Ejercer la dirección escolar es mucho más que aplicar recetas o reproducir fórmulas establecidas. Es una tarea que exige sensibilidad, escucha, juicio y adaptación constante. Las verdaderas competencias de quienes lideran una escuela se forjan en la práctica cotidiana, en el diálogo con la realidad y en la capacidad de transformar cada situación en una oportunidad de aprendizaje. Es en los dilemas reales, en los conflictos humanos, en los retos inesperados, donde se pone a prueba y se enriquece el conocimiento profesional del directivo.
El tránsito por escenarios escolares complejos no debilita al liderazgo, sino que lo fortalece cuando se acompaña de reflexión, apertura y trabajo en equipo.
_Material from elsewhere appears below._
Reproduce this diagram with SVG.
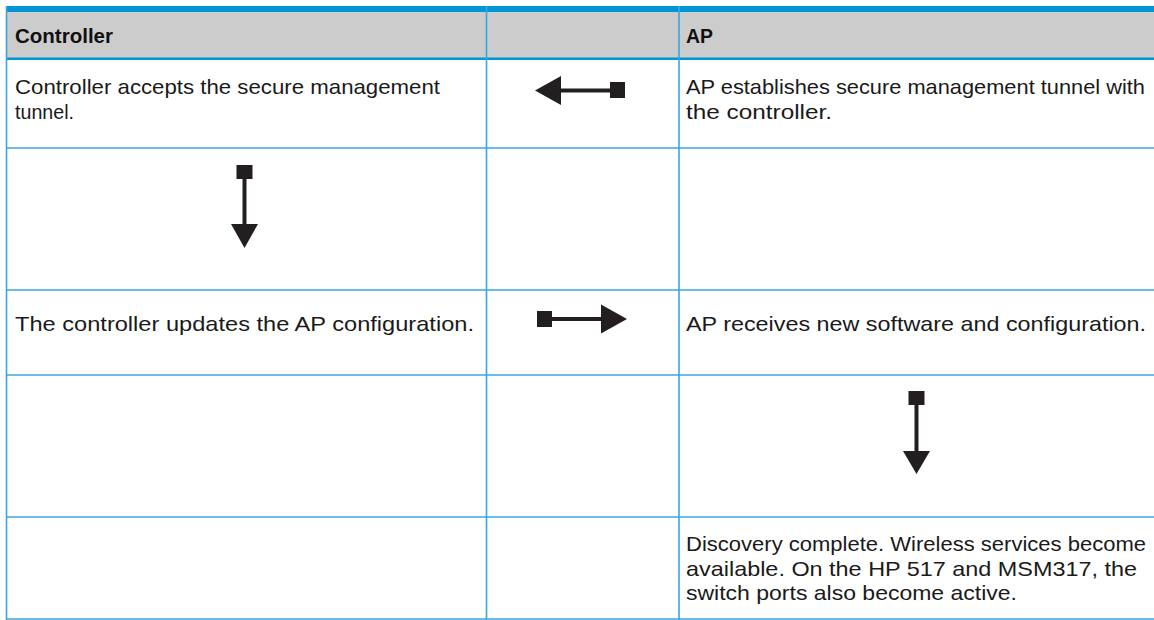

Frente a los desafíos actuales, quienes dirigen escuelas requieren no solo herramientas técnicas, sino también convicciones sólidas, empatía profunda y una disposición permanente al aprendizaje. No se trata de tener todas las respuestas, sino de construirlas colectivamente, paso a paso, junto a docentes, familias y estudiantes.
Como lo plantea J. P. Spillane (2006), la experiencia directiva no se acumula en abstracto: se construye en la acción, en el andar compartido con otros, en la toma de decisiones situada, en la resiliencia frente a la incertidumbre. Reconocer esto es clave para dignificar el ejercicio de la función directiva y para fortalecer la capacidad transformadora de la escuela.